[Provided records]
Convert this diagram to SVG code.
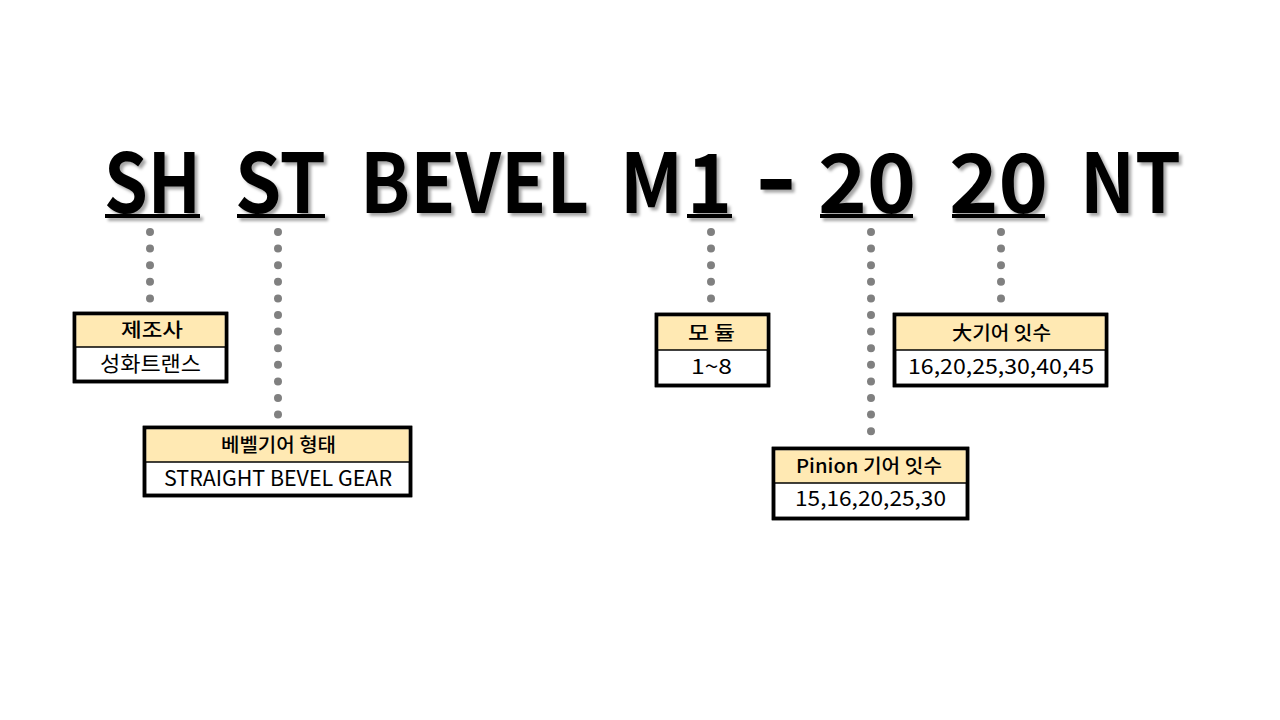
<svg xmlns="http://www.w3.org/2000/svg" width="1280" height="720" viewBox="0 0 1280 720">
<style>
.title{font-family:"Noto Sans CJK KR","Noto Sans",sans-serif;font-weight:bold;font-size:82px;fill:#000}
.hd{font-family:"Noto Sans CJK KR","Noto Sans",sans-serif;font-weight:500;font-size:19px;fill:#000;text-anchor:middle}
.bd{font-family:"Noto Sans CJK KR","Noto Sans",sans-serif;font-size:21px;fill:#000;text-anchor:middle}
.box{fill:#fff;stroke:#000;stroke-width:3.5}
.frame{fill:none;stroke:#000;stroke-width:3.5}
.hfill{fill:#FFE9B3}
.div{stroke:#000;stroke-width:1.5}
.dots{stroke:#808080;stroke-width:8;stroke-linecap:round;stroke-dasharray:0 16.6;fill:none}
</style>
<defs>
<filter id="sh" x="-10%" y="-10%" width="130%" height="140%">
<feDropShadow dx="3" dy="3" stdDeviation="1.5" flood-color="#000" flood-opacity="0.35"/>
</filter>
</defs>
<rect width="1280" height="720" fill="#fff"/>
<g id="title" filter="url(#sh)">
<text class="title" x="104" y="213" textLength="97" lengthAdjust="spacingAndGlyphs">SH</text>
<text class="title" x="235" y="213" textLength="91" lengthAdjust="spacingAndGlyphs">ST</text>
<text class="title" x="360" y="213" textLength="229" lengthAdjust="spacingAndGlyphs">BEVEL</text>
<text class="title" x="620" y="213" textLength="63" lengthAdjust="spacingAndGlyphs">M</text>
<text class="title" x="687" y="213" textLength="45" lengthAdjust="spacingAndGlyphs">1</text>
<text class="title" x="755" y="213" textLength="42" lengthAdjust="spacingAndGlyphs" style="font-size:100px">-</text>
<text class="title" x="818" y="213" textLength="98" lengthAdjust="spacingAndGlyphs">20</text>
<text class="title" x="949" y="213" textLength="99" lengthAdjust="spacingAndGlyphs">20</text>
<text class="title" x="1080" y="213" textLength="101" lengthAdjust="spacingAndGlyphs">NT</text>
<rect x="105" y="214" width="95" height="4"/>
<rect x="237" y="214" width="88" height="4"/>
<rect x="687" y="214" width="45" height="4"/>
<rect x="820" y="214" width="93" height="4"/>
<rect x="952" y="214" width="93" height="4"/>
</g>
<g id="connectors">
<line class="dots" x1="150" y1="232" x2="150" y2="299"/>
<line class="dots" x1="278" y1="232" x2="278" y2="415"/>
<line class="dots" x1="711" y1="232" x2="711" y2="299"/>
<line class="dots" x1="871" y1="232" x2="871" y2="432"/>
<line class="dots" x1="1001" y1="232" x2="1001" y2="299"/>
</g>
<g id="node-maker">
<rect class="box" x="74.5" y="313.5" width="152" height="68"/>
<rect class="hfill" x="76.25" y="315.25" width="148.5" height="31.75"/>
<line class="div" x1="74.5" y1="347" x2="226.5" y2="347"/>
<rect class="frame" x="74.5" y="313.5" width="152" height="68"/>
<text class="hd" x="152" y="337" textLength="62" lengthAdjust="spacingAndGlyphs">제조사</text>
<text class="bd" x="150.5" y="371" textLength="101" lengthAdjust="spacingAndGlyphs">성화트랜스</text>
</g>
<g id="node-type">
<rect class="box" x="144.5" y="427.5" width="266" height="68"/>
<rect class="hfill" x="146.25" y="429.25" width="262.5" height="32.75"/>
<line class="div" x1="144.5" y1="462" x2="410.5" y2="462"/>
<rect class="frame" x="144.5" y="427.5" width="266" height="68"/>
<text class="hd" x="278.5" y="452" textLength="115" lengthAdjust="spacingAndGlyphs">베벨기어 형태</text>
<text class="bd" x="278" y="486" textLength="228" lengthAdjust="spacingAndGlyphs">STRAIGHT BEVEL GEAR</text>
</g>
<g id="node-module">
<rect class="box" x="656.5" y="314.5" width="112" height="71"/>
<rect class="hfill" x="658.25" y="316.25" width="108.5" height="33.75"/>
<line class="div" x1="656.5" y1="350" x2="768.5" y2="350"/>
<rect class="frame" x="656.5" y="314.5" width="112" height="71"/>
<text class="hd" x="711.5" y="340" textLength="47" lengthAdjust="spacingAndGlyphs">모 듈</text>
<text class="bd" x="711.5" y="374" textLength="41" lengthAdjust="spacingAndGlyphs">1~8</text>
</g>
<g id="node-gear">
<rect class="box" x="894.5" y="314.5" width="212" height="71"/>
<rect class="hfill" x="896.25" y="316.25" width="208.5" height="33.75"/>
<line class="div" x1="894.5" y1="350" x2="1106.5" y2="350"/>
<rect class="frame" x="894.5" y="314.5" width="212" height="71"/>
<text class="hd" x="1001.5" y="340" textLength="99" lengthAdjust="spacingAndGlyphs">大기어 잇수</text>
<text class="bd" x="1001" y="374" textLength="186" lengthAdjust="spacingAndGlyphs">16,20,25,30,40,45</text>
</g>
<g id="node-pinion">
<rect class="box" x="773.5" y="448.5" width="194" height="70"/>
<rect class="hfill" x="775.25" y="450.25" width="190.5" height="32.75"/>
<line class="div" x1="773.5" y1="483" x2="967.5" y2="483"/>
<rect class="frame" x="773.5" y="448.5" width="194" height="70"/>
<text class="hd" x="869" y="473" textLength="146" lengthAdjust="spacingAndGlyphs">Pinion 기어 잇수</text>
<text class="bd" x="870.5" y="506" textLength="151" lengthAdjust="spacingAndGlyphs">15,16,20,25,30</text>
</g>
</svg>
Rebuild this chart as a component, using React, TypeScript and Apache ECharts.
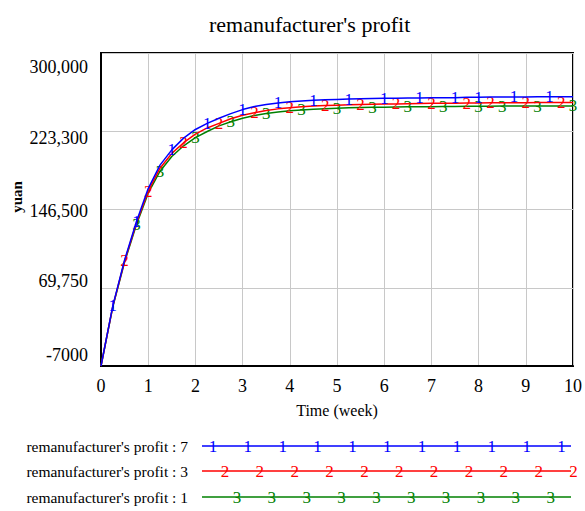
import React, { useEffect, useRef } from 'react';
import * as echarts from 'echarts';

const TITLE = "remanufacturer's profit";
const X_NAME = 'Time (week)';
const Y_NAME = 'yuan';
const X_TICKS = ['0', '1', '2', '3', '4', '5', '6', '7', '8', '9', '10'];
const Y_TICK_LABELS = ['-7000', '69,750', '146,500', '223,300', '300,000'];
const SERIES_NAMES = [
  "remanufacturer's profit : 7",
  "remanufacturer's profit : 3",
  "remanufacturer's profit : 1",
];
const SERIES_MARKS = ['1', '2', '3'];
const SERIES_COLORS = ['#0000ff', '#ff0000', '#008000'];

const TIMES = [
  0, 0.25, 0.5, 0.75, 1, 1.25, 1.5, 1.75, 2, 2.25, 2.5, 2.75, 3, 3.25, 3.5, 3.75,
  4, 4.25, 4.5, 4.75, 5, 5.25, 5.5, 5.75, 6, 6.25, 6.5, 6.75, 7, 7.25, 7.5, 7.75,
  8, 8.25, 8.5, 8.75, 9, 9.25, 9.5, 9.75, 10,
];
const PROFIT_7 = [
  -7000, 52000, 97000, 134500, 167000, 190000, 205000, 216500, 225000, 231000, 236000,
  240500, 244500, 247500, 249500, 251000, 252200, 253000, 253600, 254100, 254500,
  254800, 255100, 255300, 255500, 255700, 255800, 255900, 256000, 256100, 256200,
  256600, 256700, 256800, 256800, 256900, 256900, 257000, 257000, 257000, 257100,
];
const PROFIT_3 = [
  -7000, 51500, 96000, 133000, 164500, 187000, 201500, 212000, 220500, 226500, 231000,
  235500, 239000, 241500, 243500, 245200, 246300, 247200, 247900, 248400, 248800,
  249200, 249500, 249700, 249900, 250100, 250300, 250500, 250600, 250700, 250800,
  250900, 251000, 251100, 251200, 251300, 251300, 251400, 251400, 251500, 251500,
];
const PROFIT_1 = [
  -7000, 51000, 95000, 131500, 162500, 184000, 198500, 209000, 217000, 223000, 228500,
  232500, 236000, 238700, 240700, 242200, 243300, 244200, 244900, 245400, 245800,
  246200, 246500, 246700, 246900, 247100, 247200, 247300, 247400, 247500, 247600,
  247700, 247800, 247800, 247900, 247900, 248000, 248000, 248000, 248100, 248100,
];
const MARK_TIMES_7 = [0.25, 0.75, 1.5, 2.25, 3, 3.75, 4.5, 5.25, 6, 6.75, 7.5, 8, 8.75, 9.5];
const MARK_TIMES_3 = [0.5, 1, 1.75, 2.5, 3.25, 4, 4.75, 5.5, 6.25, 7, 7.75, 8.25, 9, 9.75];
const MARK_TIMES_1 = [0.75, 1.25, 2, 2.75, 3.5, 4.25, 5, 5.75, 6.5, 7.25, 8, 8.5, 9.25, 10];

const SERIES_DATA = [PROFIT_7, PROFIT_3, PROFIT_1];
const SERIES_MARK_TIMES = [MARK_TIMES_7, MARK_TIMES_3, MARK_TIMES_1];

const FONT = '"Liberation Serif", "Times New Roman", serif';

export default function App() {
  const ref = useRef<HTMLDivElement>(null);

  useEffect(() => {
    document.body.style.margin = '0';
    if (!ref.current) return;
    const chart = echarts.init(ref.current, null, { renderer: 'svg' });

    // vertical label shifts (px) per tick, bottom to top
    const shifts = [-11, -6.5, 1.5, 7, 14];
    const rich: any = {};
    shifts.forEach((s, i) => {
      rich['s' + i] = {
        fontSize: 18,
        fontFamily: FONT,
        color: '#000',
        padding: s >= 0 ? [2 * s, 0, 0, 0] : [0, 0, -2 * s, 0],
      };
    });

    const series = [2, 1, 0].map((si) => ({
      type: 'line',
      name: SERIES_NAMES[si],
      yAxisIndex: 0,
      xAxisIndex: 0,
      data: TIMES.map((t, i) => {
        const item: any = { value: [t, SERIES_DATA[si][i]] };
        if (SERIES_MARK_TIMES[si].indexOf(t) >= 0) item.label = { show: true };
        return item;
      }),
      symbol: 'circle',
      symbolSize: 0,
      showAllSymbol: true,
      smooth: false,
      lineStyle: { color: SERIES_COLORS[si], width: 1.5 },
      itemStyle: { color: SERIES_COLORS[si] },
      label: {
        show: false,
        position: 'inside',
        formatter: SERIES_MARKS[si],
        color: SERIES_COLORS[si],
        fontSize: 17,
        fontFamily: FONT,
      },
      emphasis: { disabled: true },
      z: 3 + (2 - si),
    }));

    const graphic: any[] = [
      {
        type: 'text',
        x: 17,
        y: 197,
        rotation: Math.PI / 2,
        style: {
          text: Y_NAME,
          font: `bold 15px ${FONT}`,
          fill: '#000',
          textAlign: 'center',
          textVerticalAlign: 'middle',
          align: 'center',
          verticalAlign: 'middle',
        },
      },
    ];
    const rowY = [446, 471, 497];
    const markStart = [213, 225, 237];
    const markCount = [11, 11, 10];
    const markStep = 34.85;
    for (let i = 0; i < 3; i++) {
      graphic.push({
        type: 'text',
        x: 188,
        y: rowY[i],
        style: {
          text: SERIES_NAMES[i],
          font: `15.5px ${FONT}`,
          fill: '#000',
          textAlign: 'right',
          textVerticalAlign: 'middle',
          align: 'right',
          verticalAlign: 'middle',
        },
      });
      graphic.push({
        type: 'line',
        shape: { x1: 202, y1: rowY[i], x2: 571, y2: rowY[i] },
        style: { stroke: SERIES_COLORS[i], lineWidth: 1.5 },
      });
      for (let k = 0; k < markCount[i]; k++) {
        graphic.push({
          type: 'text',
          x: markStart[i] + k * markStep,
          y: rowY[i],
          style: {
            text: SERIES_MARKS[i],
            font: `17px ${FONT}`,
            fill: SERIES_COLORS[i],
            textAlign: 'center',
            textVerticalAlign: 'middle',
            align: 'center',
            verticalAlign: 'middle',
          },
        });
      }
    }

    chart.setOption({
      animation: false,
      backgroundColor: '#fff',
      title: {
        text: TITLE,
        left: 204,
        top: 8,
        textStyle: { fontSize: 22, fontWeight: 'normal', fontFamily: FONT, color: '#000' },
      },
      grid: {
        left: 101,
        right: 7,
        top: 53,
        bottom: 145,
        show: true,
        borderColor: '#000',
        borderWidth: 2,
        backgroundColor: 'transparent',
        containLabel: false,
      },
      xAxis: {
        type: 'value',
        min: 0,
        max: 10,
        interval: 1,
        name: X_NAME,
        nameLocation: 'middle',
        nameGap: 36,
        nameTextStyle: { fontSize: 16, color: '#000', fontFamily: FONT },
        axisLine: { show: true, onZero: false, lineStyle: { color: '#000', width: 2 } },
        axisTick: { show: false },
        axisLabel: {
          color: '#000',
          fontSize: 18,
          fontFamily: FONT,
          margin: 11,
          formatter: (v: number) => X_TICKS[Math.round(v)] ?? '',
        },
        splitLine: { show: true, lineStyle: { color: '#c8c8c8', width: 1 } },
      },
      yAxis: [
        {
          type: 'value',
          min: -7000,
          max: 300000,
          position: 'left',
          axisLine: { show: false, onZero: false },
          axisTick: { show: false },
          axisLabel: { show: false },
          splitLine: { show: false },
        },
        {
          type: 'value',
          min: 0,
          max: 307000,
          interval: 76750,
          position: 'left',
          offset: 0,
          axisLine: { show: true, onZero: false, lineStyle: { color: '#000', width: 2 } },
          axisTick: { show: false },
          axisLabel: {
            margin: 13,
            color: '#000',
            fontSize: 18,
            fontFamily: FONT,
            formatter: (v: number) => {
              const i = Math.round(v / 76750);
              return `{s${i}|${Y_TICK_LABELS[i] ?? ''}}`;
            },
            rich,
          },
          splitLine: { show: true, lineStyle: { color: '#c8c8c8', width: 1 } },
        },
      ],
      series,
      graphic,
    });

    return () => chart.dispose();
  }, []);

  return <div ref={ref} style={{ width: 585, height: 511 }} />;
}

[Instructions for the task] Take only the lines above from the one that has "Rebuild this chart" through the one that has "const SERIES_COLORS = ['#0000ff', '#ff0000', '#008000'];" and reproduce them exactly, omitting any pictures.

[Solution]
Rebuild this chart as a component, using React, TypeScript and Apache ECharts.
import React, { useEffect, useRef } from 'react';
import * as echarts from 'echarts';

const TITLE = "remanufacturer's profit";
const X_NAME = 'Time (week)';
const Y_NAME = 'yuan';
const X_TICKS = ['0', '1', '2', '3', '4', '5', '6', '7', '8', '9', '10'];
const Y_TICK_LABELS = ['-7000', '69,750', '146,500', '223,300', '300,000'];
const SERIES_NAMES = [
  "remanufacturer's profit : 7",
  "remanufacturer's profit : 3",
  "remanufacturer's profit : 1",
];
const SERIES_MARKS = ['1', '2', '3'];
const SERIES_COLORS = ['#0000ff', '#ff0000', '#008000'];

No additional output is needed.